/---

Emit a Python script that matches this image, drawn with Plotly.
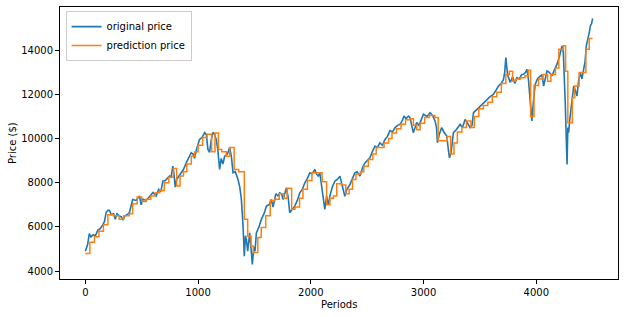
import plotly.graph_objects as go

# original price: (period, value)
orig_periods = [0, 20, 35, 50, 70, 90, 110, 124, 150, 170, 184, 200, 213, 230, 250, 265, 280, 300, 320, 332,
    350, 370, 391, 410, 420, 450, 480, 495, 510, 540, 570, 600, 628, 650, 670, 687, 710, 730, 746, 760,
    776, 786, 797, 810, 830, 850, 870, 895, 915, 939, 955, 969, 985, 1000, 1013, 1035, 1058, 1073, 1087, 1102,
    1115, 1132, 1145, 1161, 1175, 1191, 1205, 1220, 1236, 1260, 1280, 1295, 1310, 1330, 1354, 1370, 1384, 1399, 1410, 1420,
    1428, 1440, 1458, 1470, 1481, 1495, 1505, 1517, 1540, 1561, 1585, 1606, 1630, 1650, 1665, 1690, 1710, 1724, 1740, 1754,
    1770, 1784, 1800, 1813, 1835, 1858, 1880, 1902, 1925, 1947, 1970, 1991, 2010, 2036, 2050, 2065, 2080, 2095, 2110, 2124,
    2140, 2155, 2169, 2190, 2213, 2235, 2258, 2280, 2302, 2320, 2347, 2370, 2391, 2410, 2436, 2460, 2480, 2500, 2524, 2545,
    2569, 2590, 2613, 2635, 2658, 2680, 2702, 2725, 2747, 2770, 2791, 2810, 2827, 2845, 2865, 2880, 2895, 2909, 2925, 2939,
    2960, 2980, 2999, 3030, 3058, 3080, 3102, 3115, 3123, 3140, 3161, 3180, 3206, 3220, 3230, 3245, 3265, 3290, 3324, 3345,
    3369, 3390, 3413, 3430, 3443, 3470, 3502, 3530, 3561, 3590, 3620, 3640, 3665, 3690, 3709, 3720, 3730, 3745, 3769, 3790,
    3810, 3828, 3850, 3870, 3887, 3905, 3917, 3930, 3940, 3950, 3961, 3975, 3991, 4010, 4036, 4050, 4065, 4080, 4095, 4115,
    4139, 4160, 4184, 4205, 4228, 4240, 4249, 4258, 4266, 4273, 4280, 4287, 4300, 4311, 4322, 4332, 4345, 4361, 4375, 4391,
    4405, 4421, 4433, 4444, 4460, 4470, 4480, 4490, 4500]
orig_values = [4900, 5200, 5700, 5550, 5650, 5600, 5850, 5880, 6050, 6250, 6650, 6750, 6750, 6550, 6600, 6350, 6600, 6500, 6450, 6300,
    6500, 6550, 6650, 7000, 7240, 7200, 7400, 7000, 7250, 7200, 7400, 7560, 7400, 7700, 7600, 8070, 8100, 8200, 8300, 8250,
    8750, 8400, 7800, 8150, 8300, 8450, 8600, 8900, 9100, 9360, 9300, 9100, 9500, 9700, 9960, 10050, 10270, 10190, 9510, 9370,
    9900, 10280, 10200, 9960, 9500, 8600, 9100, 8850, 9200, 9300, 9590, 9200, 8450, 8500, 8150, 7800, 7240, 6030, 4670, 5600,
    5430, 4900, 5730, 5000, 4300, 5100, 4900, 5730, 6000, 6340, 6600, 6940, 7000, 7240, 6900, 7500, 7400, 7540, 7500, 7240,
    7600, 7770, 7300, 6640, 6800, 6940, 7200, 7540, 7700, 8000, 8200, 8450, 8400, 8600, 8400, 8300, 8450, 7850, 7200, 6790,
    7400, 7000, 7390, 7800, 8070, 8150, 8300, 7900, 7390, 7700, 7920, 8200, 8450, 8500, 8300, 8700, 8900, 9000, 9130, 9400,
    9660, 9600, 9810, 9700, 9960, 10100, 10360, 10300, 10500, 10600, 10640, 10800, 11020, 10900, 11020, 10950, 10600, 10270, 10500, 10730,
    10600, 10900, 11100, 11000, 11170, 11050, 10800, 10500, 9810, 10200, 10500, 10300, 10120, 9500, 9130, 9400, 10270, 10400, 10640, 10500,
    10870, 10700, 10500, 10600, 11170, 11300, 11470, 11600, 11780, 11900, 12000, 12150, 12380, 12500, 12680, 13000, 13670, 12900, 12540, 12800,
    12500, 12760, 12700, 12900, 12910, 13000, 13140, 12700, 12080, 11500, 10800, 11700, 12460, 12700, 12840, 12900, 12380, 12800, 13060, 13000,
    12840, 13100, 13370, 13700, 14200, 13900, 12990, 11470, 10000, 8830, 10500, 10270, 11000, 11470, 11800, 12380, 12200, 11930, 12600, 12990,
    12700, 13290, 13500, 14200, 14500, 14800, 15100, 15200, 15440]

# prediction price: step levels (period where the level starts, value)
pred_periods = [0, 40, 80, 120, 160, 200, 250, 300, 340, 390, 420, 460, 500, 540, 580, 620, 660, 700, 740, 780,
    810, 840, 870, 900, 940, 970, 1000, 1040, 1080, 1120, 1150, 1180, 1210, 1250, 1280, 1320, 1360, 1410, 1440, 1470,
    1490, 1530, 1560, 1600, 1640, 1680, 1720, 1760, 1790, 1830, 1860, 1900, 1930, 1970, 2010, 2050, 2100, 2140, 2170, 2200,
    2230, 2270, 2310, 2340, 2370, 2400, 2440, 2470, 2510, 2550, 2580, 2620, 2650, 2690, 2720, 2760, 2800, 2840, 2880, 2910,
    2940, 2970, 3010, 3050, 3100, 3130, 3170, 3210, 3240, 3270, 3300, 3340, 3380, 3420, 3450, 3490, 3530, 3570, 3610, 3650,
    3690, 3730, 3760, 3790, 3820, 3860, 3900, 3930, 3950, 3980, 4020, 4060, 4100, 4130, 4170, 4200, 4240, 4260, 4280, 4320,
    4340, 4380, 4420, 4440, 4470, 4500]
pred_values = [4800, 5300, 5550, 5800, 6100, 6550, 6500, 6350, 6500, 6600, 7050, 7350, 7150, 7250, 7400, 7550, 7650, 8000, 8250, 8650,
    7850, 8300, 8500, 8850, 9200, 9400, 9700, 10050, 10200, 9400, 10250, 9500, 9400, 9200, 9600, 8600, 8500, 6350, 5580, 5130,
    4840, 5520, 5970, 6500, 7200, 7250, 7500, 7300, 7750, 6800, 6900, 7300, 7700, 8100, 8450, 8450, 8050, 7000, 7300, 7400,
    7950, 7900, 7500, 7700, 8150, 8400, 8500, 8750, 9050, 9300, 9600, 9600, 9800, 10000, 10250, 10450, 10650, 10850, 10900, 10600,
    10400, 10700, 10950, 11050, 10950, 9900, 9900, 10100, 9300, 9800, 10300, 10500, 10800, 10500, 11000, 11350, 11500, 11650, 11900, 12100,
    12500, 12900, 13050, 12600, 12700, 12750, 12850, 13100, 11000, 12400, 12700, 12900, 12600, 12900, 13200, 14050, 14200, 13050, 10720, 11850,
    12380, 12990, 12990, 14050, 14530, 14530]

x_ticks = [0, 1000, 2000, 3000, 4000]
y_ticks = [4000, 6000, 8000, 10000, 12000, 14000]

fig = go.Figure()
fig.add_trace(go.Scatter(x=orig_periods, y=orig_values, mode="lines", name="original price",
                         line=dict(color="#1f77b4", width=1.6)))
fig.add_trace(go.Scatter(x=pred_periods, y=pred_values, mode="lines", name="prediction price",
                         line=dict(color="#ff7f0e", width=1.5, shape="hv")))

axis_common = dict(showline=True, linecolor="black", linewidth=1, mirror=True, ticks="outside",
                   ticklen=4, tickcolor="black", showgrid=False, zeroline=False, automargin=False,
                   tickfont=dict(family="DejaVu Sans", size=10, color="black"))
fig.update_xaxes(range=[-225, 4725], tickvals=x_ticks, ticktext=[str(v) for v in x_ticks], **axis_common)
fig.update_yaxes(range=[3640, 15960], tickvals=y_ticks, ticktext=[str(v) for v in y_ticks], **axis_common)

title_font = dict(family="DejaVu Sans", size=10, color="black")
fig.add_annotation(text="Periods", xref="paper", yref="paper", x=0.5, y=0, yshift=-25,
                   xanchor="center", yanchor="middle", showarrow=False, font=title_font)
fig.add_annotation(text="Price ($)", xref="paper", yref="paper", x=0, y=0.5, xshift=-48,
                   xanchor="center", yanchor="middle", textangle=-90, showarrow=False, font=title_font)

fig.update_layout(width=624, height=317, margin=dict(l=60, r=6, t=7, b=38),
                  plot_bgcolor="white", paper_bgcolor="white",
                  legend=dict(x=0.01, y=0.985, xanchor="left", yanchor="top", bgcolor="rgba(255,255,255,0.8)",
                              bordercolor="#cccccc", borderwidth=1,
                              font=dict(family="DejaVu Sans", size=10, color="black"),
                              tracegroupgap=0, itemwidth=30))
fig.write_html("out.html", config={"displayModeBar": False},
               post_script="document.body.style.margin='0';document.body.style.overflow='hidden';")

\---

Give again exactly the lines running from the beginning of the material above through the line that contains "import plotly.graph_objects as go", and leave out every picture.

> _Task solution_
Emit a Python script that matches this image, drawn with Plotly.
import plotly.graph_objects as go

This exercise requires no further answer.